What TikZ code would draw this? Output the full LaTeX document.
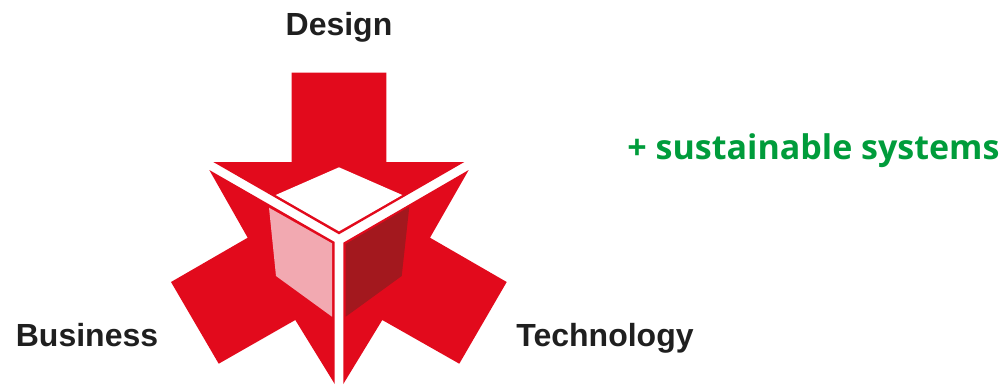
\documentclass[tikz,border=0pt]{standalone}
\usepackage{fontspec}
\setmainfont{Liberation Sans}
\newfontfamily\greenfont{Open Sans}
\definecolor{logored}{HTML}{E20A1C}
\definecolor{logolight}{HTML}{F2A9B1}
\definecolor{logodark}{HTML}{A3181E}
\definecolor{logogreen}{HTML}{009C3B}
\tikzset{
  axislabel/.style={font=\fontsize{32}{36}\selectfont\bfseries, text=black!88, inner sep=0pt, anchor=base},
  claimlabel/.style={font=\fontsize{34}{38}\selectfont\greenfont\bfseries, text=logogreen, inner sep=0pt, anchor=base}
}
\begin{document}
\begin{tikzpicture}[x=1pt, y=-1pt]
            \useasboundingbox (0,0) rectangle (1006,384);

            % Top arrow
            \fill[logored] (291.7,72.7) -- (386.3,72.7) -- (386.3,162) -- (464.3,162) -- (339,234.3) -- (213.3,162) -- (291.7,162) -- cycle;

            % Left arrow
            \fill[logored] (209.3,170) -- (334.7,242) -- (334.7,384) -- (295.3,320) -- (218.7,363.7) -- (171,282) -- (247.7,237.7) -- cycle;

            % Right arrow
            \fill[logored] (468.7,170) -- (343.3,242.7) -- (343.3,384) -- (382.3,320) -- (459.3,363.7) -- (506.7,282) -- (430,237.7) -- cycle;

            % Faces of the cube
            \fill[white] (339,167.3) -- (402.3,195) -- (339,231.3) -- (275.7,195) -- cycle;
            \fill[logolight] (269,207.7) -- (332,243.3) -- (332,316.7) -- (276,276) -- cycle;
            \fill[logodark] (409.3,206.7) -- (401.7,276) -- (345.7,316.7) -- (345.7,244) -- cycle;

            % Labels
            \node[axislabel] (design) at (339,35) {Design};
            \node[axislabel] (business) at (87,346) {Business};
            \node[axislabel] (technology) at (605,346) {Technology};
            \node[claimlabel] (claim) at (813.5,159) {+ sustainable systems};
        \end{tikzpicture}
\end{document}
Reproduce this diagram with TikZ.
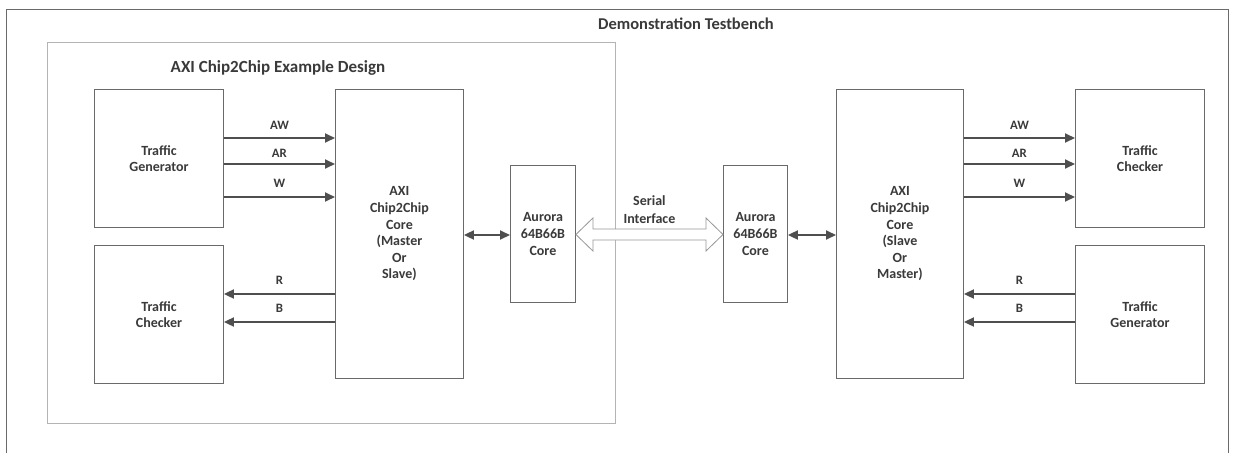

☆ ☆ ☆

• _OBJECTIVE_: Return each line of the data that contains the string "this".

• _FULL RESPONSE_:
What TikZ code would draw this? Output the full LaTeX document.
Reproduce this diagram with TikZ.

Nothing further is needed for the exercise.